WORK TO BE COMPLETED:
Give the listing again character for character, but drop the images.
▬▬▬▬▬▬
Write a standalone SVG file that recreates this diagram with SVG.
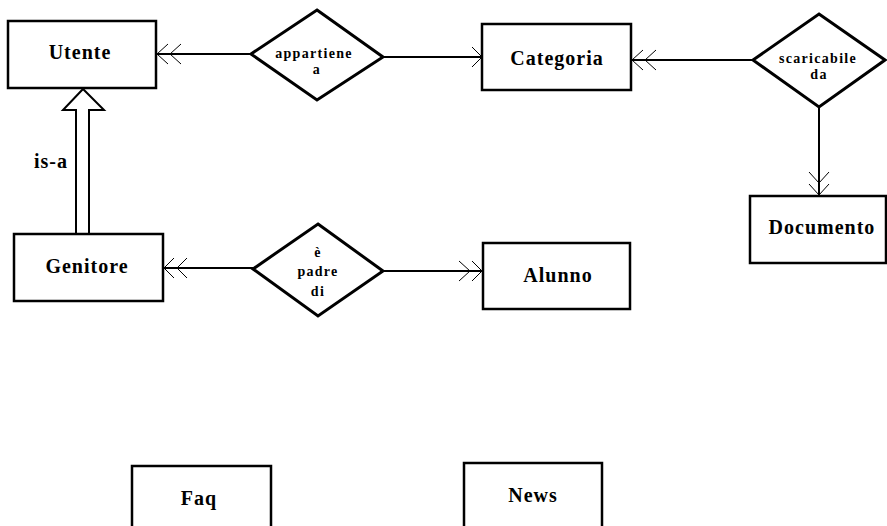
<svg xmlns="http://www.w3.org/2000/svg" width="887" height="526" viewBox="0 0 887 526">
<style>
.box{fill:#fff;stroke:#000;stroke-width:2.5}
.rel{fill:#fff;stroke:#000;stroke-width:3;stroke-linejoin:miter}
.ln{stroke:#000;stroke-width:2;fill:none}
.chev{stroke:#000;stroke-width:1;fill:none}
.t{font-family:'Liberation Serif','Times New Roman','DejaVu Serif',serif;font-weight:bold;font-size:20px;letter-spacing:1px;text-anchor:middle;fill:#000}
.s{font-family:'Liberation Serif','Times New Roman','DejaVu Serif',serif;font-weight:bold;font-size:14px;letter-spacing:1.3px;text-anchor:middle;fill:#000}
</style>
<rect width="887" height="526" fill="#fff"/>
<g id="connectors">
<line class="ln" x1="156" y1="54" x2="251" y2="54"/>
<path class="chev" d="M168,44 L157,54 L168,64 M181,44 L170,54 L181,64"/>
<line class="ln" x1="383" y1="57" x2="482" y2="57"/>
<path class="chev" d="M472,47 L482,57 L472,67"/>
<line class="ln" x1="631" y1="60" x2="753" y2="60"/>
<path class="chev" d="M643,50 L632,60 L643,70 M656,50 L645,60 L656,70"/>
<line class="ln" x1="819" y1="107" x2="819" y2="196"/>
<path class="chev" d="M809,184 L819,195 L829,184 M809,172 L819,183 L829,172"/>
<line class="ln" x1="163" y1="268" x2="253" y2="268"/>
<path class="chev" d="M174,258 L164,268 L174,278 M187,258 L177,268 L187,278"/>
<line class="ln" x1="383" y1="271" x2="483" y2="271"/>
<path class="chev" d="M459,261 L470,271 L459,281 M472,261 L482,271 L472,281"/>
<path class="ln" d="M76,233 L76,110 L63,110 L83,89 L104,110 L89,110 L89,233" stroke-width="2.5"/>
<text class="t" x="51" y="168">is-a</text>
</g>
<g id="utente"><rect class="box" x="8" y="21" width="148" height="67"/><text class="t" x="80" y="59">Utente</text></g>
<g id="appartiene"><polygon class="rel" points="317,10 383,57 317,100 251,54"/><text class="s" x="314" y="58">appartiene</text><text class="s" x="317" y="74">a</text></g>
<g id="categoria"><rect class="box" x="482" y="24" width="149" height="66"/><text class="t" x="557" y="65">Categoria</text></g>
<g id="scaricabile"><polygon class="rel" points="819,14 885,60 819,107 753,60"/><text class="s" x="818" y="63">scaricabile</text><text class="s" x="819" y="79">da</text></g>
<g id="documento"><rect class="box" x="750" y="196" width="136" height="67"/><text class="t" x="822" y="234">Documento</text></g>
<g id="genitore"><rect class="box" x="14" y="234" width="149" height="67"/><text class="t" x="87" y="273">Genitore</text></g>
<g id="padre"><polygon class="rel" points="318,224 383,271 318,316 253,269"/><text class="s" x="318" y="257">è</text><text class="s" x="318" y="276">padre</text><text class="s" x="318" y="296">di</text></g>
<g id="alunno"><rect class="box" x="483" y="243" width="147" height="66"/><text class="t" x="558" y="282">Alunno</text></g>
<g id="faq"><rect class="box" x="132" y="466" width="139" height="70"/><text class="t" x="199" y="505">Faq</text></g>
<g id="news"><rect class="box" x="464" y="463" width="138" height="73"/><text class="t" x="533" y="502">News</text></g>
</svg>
▬▬▬▬▬▬
RESULT FOR THIS EXERCISE:
Write a standalone SVG file that recreates this diagram with SVG.
<svg xmlns="http://www.w3.org/2000/svg" width="887" height="526" viewBox="0 0 887 526">
<style>
.box{fill:#fff;stroke:#000;stroke-width:2.5}
.rel{fill:#fff;stroke:#000;stroke-width:3;stroke-linejoin:miter}
.ln{stroke:#000;stroke-width:2;fill:none}
.chev{stroke:#000;stroke-width:1;fill:none}
.t{font-family:'Liberation Serif','Times New Roman','DejaVu Serif',serif;font-weight:bold;font-size:20px;letter-spacing:1px;text-anchor:middle;fill:#000}
.s{font-family:'Liberation Serif','Times New Roman','DejaVu Serif',serif;font-weight:bold;font-size:14px;letter-spacing:1.3px;text-anchor:middle;fill:#000}
</style>
<rect width="887" height="526" fill="#fff"/>
<g id="connectors">
<line class="ln" x1="156" y1="54" x2="251" y2="54"/>
<path class="chev" d="M168,44 L157,54 L168,64 M181,44 L170,54 L181,64"/>
<line class="ln" x1="383" y1="57" x2="482" y2="57"/>
<path class="chev" d="M472,47 L482,57 L472,67"/>
<line class="ln" x1="631" y1="60" x2="753" y2="60"/>
<path class="chev" d="M643,50 L632,60 L643,70 M656,50 L645,60 L656,70"/>
<line class="ln" x1="819" y1="107" x2="819" y2="196"/>
<path class="chev" d="M809,184 L819,195 L829,184 M809,172 L819,183 L829,172"/>
<line class="ln" x1="163" y1="268" x2="253" y2="268"/>
<path class="chev" d="M174,258 L164,268 L174,278 M187,258 L177,268 L187,278"/>
<line class="ln" x1="383" y1="271" x2="483" y2="271"/>
<path class="chev" d="M459,261 L470,271 L459,281 M472,261 L482,271 L472,281"/>
<path class="ln" d="M76,233 L76,110 L63,110 L83,89 L104,110 L89,110 L89,233" stroke-width="2.5"/>
<text class="t" x="51" y="168">is-a</text>
</g>
<g id="utente"><rect class="box" x="8" y="21" width="148" height="67"/><text class="t" x="80" y="59">Utente</text></g>
<g id="appartiene"><polygon class="rel" points="317,10 383,57 317,100 251,54"/><text class="s" x="314" y="58">appartiene</text><text class="s" x="317" y="74">a</text></g>
<g id="categoria"><rect class="box" x="482" y="24" width="149" height="66"/><text class="t" x="557" y="65">Categoria</text></g>
<g id="scaricabile"><polygon class="rel" points="819,14 885,60 819,107 753,60"/><text class="s" x="818" y="63">scaricabile</text><text class="s" x="819" y="79">da</text></g>
<g id="documento"><rect class="box" x="750" y="196" width="136" height="67"/><text class="t" x="822" y="234">Documento</text></g>
<g id="genitore"><rect class="box" x="14" y="234" width="149" height="67"/><text class="t" x="87" y="273">Genitore</text></g>
<g id="padre"><polygon class="rel" points="318,224 383,271 318,316 253,269"/><text class="s" x="318" y="257">è</text><text class="s" x="318" y="276">padre</text><text class="s" x="318" y="296">di</text></g>
<g id="alunno"><rect class="box" x="483" y="243" width="147" height="66"/><text class="t" x="558" y="282">Alunno</text></g>
<g id="faq"><rect class="box" x="132" y="466" width="139" height="70"/><text class="t" x="199" y="505">Faq</text></g>
<g id="news"><rect class="box" x="464" y="463" width="138" height="73"/><text class="t" x="533" y="502">News</text></g>
</svg>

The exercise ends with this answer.